--- Aim ---
Leave out the pictures, and write out exactly the lines from the beginning of the material to the line holding "from bokeh.resources import INLINE", that line included, and nothing else.

--- Material ---
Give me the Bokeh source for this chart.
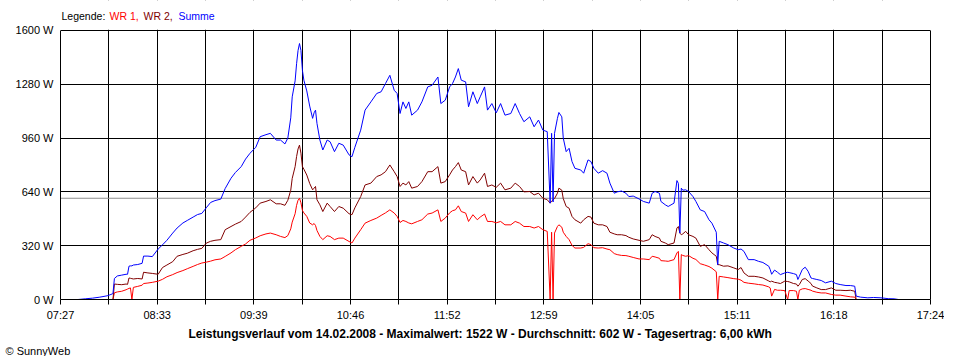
import numpy as np
from bokeh.plotting import figure
from bokeh.models import (FixedTicker, Label, Span, Range1d, Title, LinearAxis,
                          BoxAnnotation)
from bokeh.embed import file_html
from bokeh.resources import INLINE

# ---------------- data ----------------
times = [
    "07:39", "07:44", "07:49", "07:54", "07:59", "08:01", "08:03", "08:04", "08:06", "08:09",
    "08:12", "08:13", "08:14", "08:15", "08:16", "08:17", "08:20", "08:23", "08:24", "08:27",
    "08:30", "08:34", "08:37", "08:40", "08:44", "08:47", "08:51", "08:54", "08:58", "09:01",
    "09:04", "09:07", "09:10", "09:13", "09:17", "09:20", "09:24", "09:27", "09:31", "09:34",
    "09:37", "09:41", "09:44", "09:48", "09:51", "09:55", "09:58", "10:01", "10:03", "10:05",
    "10:06", "10:08", "10:09", "10:10", "10:11", "10:12", "10:13", "10:14", "10:16", "10:18",
    "10:20", "10:21", "10:22", "10:23", "10:25", "10:27", "10:30", "10:32", "10:35", "10:38",
    "10:41", "10:45", "10:47", "10:49", "10:53", "10:56", "11:00", "11:04", "11:07", "11:10",
    "11:13", "11:16", "11:18", "11:20", "11:22", "11:24", "11:26", "11:28", "11:32", "11:35",
    "11:39", "11:42", "11:46", "11:48", "11:51", "11:54", "11:56", "11:58", "12:00", "12:02",
    "12:05", "12:07", "12:10", "12:13", "12:15", "12:18", "12:20", "12:23", "12:26", "12:29",
    "12:32", "12:36", "12:39", "12:42", "12:45", "12:49", "12:52", "12:55", "12:58", "13:01",
    "13:03", "13:04", "13:05", "13:06", "13:08", "13:09", "13:11", "13:12", "13:14", "13:16",
    "13:18", "13:20", "13:24", "13:26", "13:29", "13:31", "13:33", "13:36", "13:39", "13:42",
    "13:44", "13:47", "13:49", "13:52", "13:55", "13:57", "14:00", "14:04", "14:07", "14:11",
    "14:13", "14:15", "14:18", "14:19", "14:22", "14:24", "14:28", "14:30", "14:31", "14:32",
    "14:33", "14:34", "14:36", "14:38", "14:41", "14:43", "14:46", "14:49", "14:52", "14:54",
    "14:57", "14:58", "14:59", "15:02", "15:05", "15:09", "15:12", "15:14", "15:16", "15:19",
    "15:23", "15:26", "15:29", "15:33", "15:34", "15:35", "15:37", "15:39", "15:41", "15:44",
    "15:46", "15:47", "15:50", "15:52", "15:53", "15:54", "15:56", "15:58", "16:00", "16:02",
    "16:03", "16:06", "16:09", "16:12", "16:16", "16:19", "16:22", "16:26", "16:29", "16:32",
    "16:33", "16:36", "16:41", "16:45", "16:50", "16:55", "16:59", "17:02",
]

summe = [
    0, 4, 8, 14, 22, 28, 35, 125, 140, 145,
    150, 150, 198, 200, 200, 205, 208, 215, 258, 258,
    255, 300, 325, 352, 395, 425, 455, 470, 490, 505,
    512, 545, 577, 588, 597, 660, 721, 755, 790, 835,
    869, 905, 968, 980, 988, 948, 948, 925, 960, 1080,
    1205, 1300, 1402, 1480, 1522, 1481, 1363, 1304, 1240, 1150,
    1077, 1110, 1126, 1047, 948, 889, 948, 938, 879, 929,
    918, 860, 849, 905, 1007, 1126, 1175, 1225, 1235, 1284,
    1333, 1244, 1225, 1106, 1175, 1136, 1175, 1096, 1126, 1175,
    1264, 1274, 1323, 1165, 1185, 1264, 1284, 1323, 1373, 1304,
    1294, 1146, 1235, 1165, 1205, 1264, 1126, 1165, 1110, 1165,
    1096, 1106, 1165, 1106, 1057, 1086, 1027, 1067, 1007, 998,
    573, 988, 580, 988, 1077, 1112, 1086, 960, 879, 899,
    820, 780, 770, 751, 830, 820, 780, 751, 766, 751,
    692, 632, 640, 645, 632, 612, 615, 598, 583, 573,
    632, 642, 632, 583, 563, 553, 573, 707, 690, 395,
    662, 650, 652, 642, 612, 583, 533, 523, 474, 454,
    400, 207, 346, 336, 326, 306, 296, 300, 286, 237,
    237, 227, 220, 198, 178, 150, 175, 162, 148, 158,
    162, 160, 154, 148, 119, 138, 178, 192, 168, 128,
    125, 119, 113, 99, 109, 95, 89, 83, 83, 79,
    20, 14, 10, 12, 10, 5, 4, 0,
]

wr2 = [
    None, None, None, None, None, None, 0, 92, 90, 88,
    92, 90, 128, 126, 124, 122, 125, 122, 162, 158,
    155, 150, 190, 205, 225, 257, 268, 275, 290, 298,
    304, 335, 346, 352, 356, 415, 434, 448, 464, 490,
    518, 545, 573, 583, 593, 569, 569, 560, 590, 650,
    720, 790, 850, 895, 918, 870, 790, 775, 740, 690,
    652, 662, 672, 593, 563, 523, 573, 553, 523, 553,
    543, 510, 504, 545, 612, 681, 692, 731, 741, 760,
    800, 760, 731, 672, 692, 681, 701, 662, 672, 701,
    760, 760, 790, 692, 701, 741, 770, 790, 814, 770,
    760, 681, 731, 692, 711, 751, 672, 681, 667, 692,
    652, 662, 692, 672, 640, 642, 622, 632, 602, 593,
    573, 585, 593, 600, 632, 662, 650, 600, 553, 543,
    494, 474, 454, 474, 494, 490, 454, 444, 444, 434,
    400, 390, 385, 385, 380, 370, 360, 352, 346, 356,
    385, 375, 365, 346, 336, 326, 336, 425, 434, 395,
    385, 390, 405, 385, 375, 365, 316, 326, 296, 277,
    257, 207, 207, 198, 200, 188, 178, 190, 158, 138,
    138, 134, 128, 110, 105, 109, 102, 99, 95, 109,
    107, 105, 95, 92, 79, 89, 119, 124, 110, 95,
    80, 69, 59, 59, 69, 55, 55, 53, 55, 49,
    0, None, None, None, None, None, None, None,
]

wr1 = [
    None, None, None, None, None, None, 0, 40, 45, 49,
    58, 62, 66, 69, 0, 72, 78, 85, 95, 98,
    102, 109, 120, 135, 148, 160, 172, 183, 197, 208,
    217, 222, 228, 236, 241, 256, 277, 296, 316, 330,
    352, 366, 379, 390, 395, 385, 375, 368, 380, 420,
    460, 510, 560, 590, 602, 575, 530, 515, 494, 455,
    444, 452, 440, 410, 375, 356, 379, 375, 356, 365,
    365, 345, 336, 365, 415, 454, 470, 484, 500, 515,
    533, 514, 494, 458, 470, 464, 455, 450, 464, 474,
    508, 514, 533, 464, 484, 515, 528, 533, 557, 523,
    514, 464, 504, 474, 490, 508, 464, 464, 456, 464,
    444, 444, 464, 454, 434, 434, 425, 434, 415, 405,
    0, 400, 0, 395, 434, 444, 430, 400, 375, 356,
    322, 306, 306, 310, 332, 326, 308, 306, 308, 300,
    296, 273, 267, 262, 261, 257, 250, 241, 241, 237,
    257, 253, 245, 231, 229, 227, 237, 277, 286, 0,
    267, 262, 257, 261, 245, 238, 213, 205, 196, 186,
    165, 0, 138, 134, 130, 124, 121, 115, 102, 97,
    93, 89, 86, 75, 69, 20, 60, 55, 55, 53,
    0, 53, 53, 49, 0, 55, 63, 65, 60, 55,
    50, 43, 39, 39, 30, 26, 26, 20, 16, 14,
    0, None, None, None, None, None, None, None,
]

y_ticks = [0, 320, 640, 960, 1280, 1600]
x_tick_labels = ["07:27", "", "08:33", "", "09:39", "", "10:46", "", "11:52", "",
                 "12:59", "", "14:05", "", "15:11", "", "16:18", "", "17:24"]
x_start, x_end = "07:27", "17:24"
avg_w = 602
title_text = ("Leistungsverlauf vom 14.02.2008 - Maximalwert: 1522 W - "
              "Durchschnitt: 602 W - Tagesertrag: 6,00 kWh")
legend_parts = [("Legende:", "black"), ("WR 1,", "#ff0000"),
                ("WR 2,", "#800000"), ("Summe", "#0000ff")]

# ---------------- layout constants (pixels) ----------------
FONT = "Liberation Sans"
PLOT_H = 270          # height of the 0..1600 W area
TOP_PAD = 30          # legend strip above the chart, kept inside the frame
legend_x = [1, 49, 83, 118]

# ---------------- build ----------------
def to_sec(s):
    h, m = s.split(":")
    return int(h) * 3600 + int(m) * 60

t = np.array([to_sec(s) for s in times], dtype=float)
x0, x1 = to_sec(x_start), to_sec(x_end)
n_div = len(x_tick_labels) - 1
xt = [x0 + round(k * (x1 - x0) / n_div) for k in range(n_div + 1)]
y_max = y_ticks[-1]
y_top = y_max * (PLOT_H + TOP_PAD) / PLOT_H

p = figure(width=944, height=356, output_backend="svg", toolbar_location=None,
           x_range=Range1d(x0, x1), y_range=Range1d(0, y_top),
           min_border_left=60, min_border_right=14, min_border_top=0,
           min_border_bottom=56, title=None)
p.background_fill_color = "white"
p.border_fill_color = "white"
p.outline_line_color = None

p.xaxis.ticker = FixedTicker(ticks=xt)
p.xaxis.major_label_overrides = {v: lab for v, lab in zip(xt, x_tick_labels)}
p.yaxis.ticker = FixedTicker(ticks=y_ticks)
p.yaxis.major_label_overrides = {v: f"{v} W" for v in y_ticks}
p.yaxis.bounds = (0, y_max)

for ax in (p.xaxis, p.yaxis):
    ax.axis_line_color = "black"
    ax.major_tick_line_color = "black"
    ax.minor_tick_line_color = None
    ax.major_tick_in = 0
    ax.major_label_text_font = FONT
    ax.major_label_text_font_size = "11px"
    ax.major_label_text_color = "black"
p.xaxis.major_tick_out = 5
p.xaxis.major_label_standoff = 4
p.yaxis.major_tick_out = 0
p.yaxis.major_label_standoff = 7

# right border of the chart
right_ax = LinearAxis(bounds=(0, y_max), ticker=FixedTicker(ticks=[]),
                      axis_line_color="black", major_tick_line_color=None,
                      minor_tick_line_color=None, major_tick_out=0, major_tick_in=0,
                      major_label_standoff=0, major_label_text_font_size="0px")
p.add_layout(right_ax, "right")

p.xgrid.ticker = FixedTicker(ticks=xt)
p.ygrid.ticker = FixedTicker(ticks=y_ticks)
p.ygrid.bounds = (0, y_top)
for g in (p.xgrid, p.ygrid):
    g.grid_line_color = "black"
    g.grid_line_alpha = 1.0
    g.grid_line_width = 1

p.add_layout(Span(location=avg_w, dimension="width", line_color="#8f8f8f",
                  line_width=1, level="underlay"))

p.line(t, np.array(wr1, dtype=float), line_color="#ff0000", line_width=1)
p.line(t, np.array(wr2, dtype=float), line_color="#800000", line_width=1)
p.line(t, np.array(summe, dtype=float), line_color="#0000ff", line_width=1)

# blank strip above the chart (hides grid lines there) with the legend text
p.add_layout(BoxAnnotation(bottom=y_max + 4, top=y_top, fill_color="white",
                           fill_alpha=1.0, line_color=None))
for (txt, col), xs in zip(legend_parts, legend_x):
    p.add_layout(Label(x=xs, y=PLOT_H + 13.5, x_units="screen", y_units="screen",
                       text=txt, text_font=FONT, text_font_size="10.5px",
                       text_color=col, text_baseline="middle", text_align="left"))

# bottom texts as titles
p.add_layout(Title(text=title_text, align="left", text_font=FONT,
                   text_font_size="12px", text_font_style="bold",
                   text_color="black", standoff=3, offset=128), "below")
p.add_layout(Title(text="© SunnyWeb", align="left", text_font=FONT,
                   text_font_size="11px", text_font_style="normal",
                   text_color="black", standoff=0, offset=-55), "below")

open("out.html", "w").write(file_html(p, INLINE))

--- Written answer ---
Give me the Bokeh source for this chart.
import numpy as np
from bokeh.plotting import figure
from bokeh.models import (FixedTicker, Label, Span, Range1d, Title, LinearAxis,
                          BoxAnnotation)
from bokeh.embed import file_html
from bokeh.resources import INLINE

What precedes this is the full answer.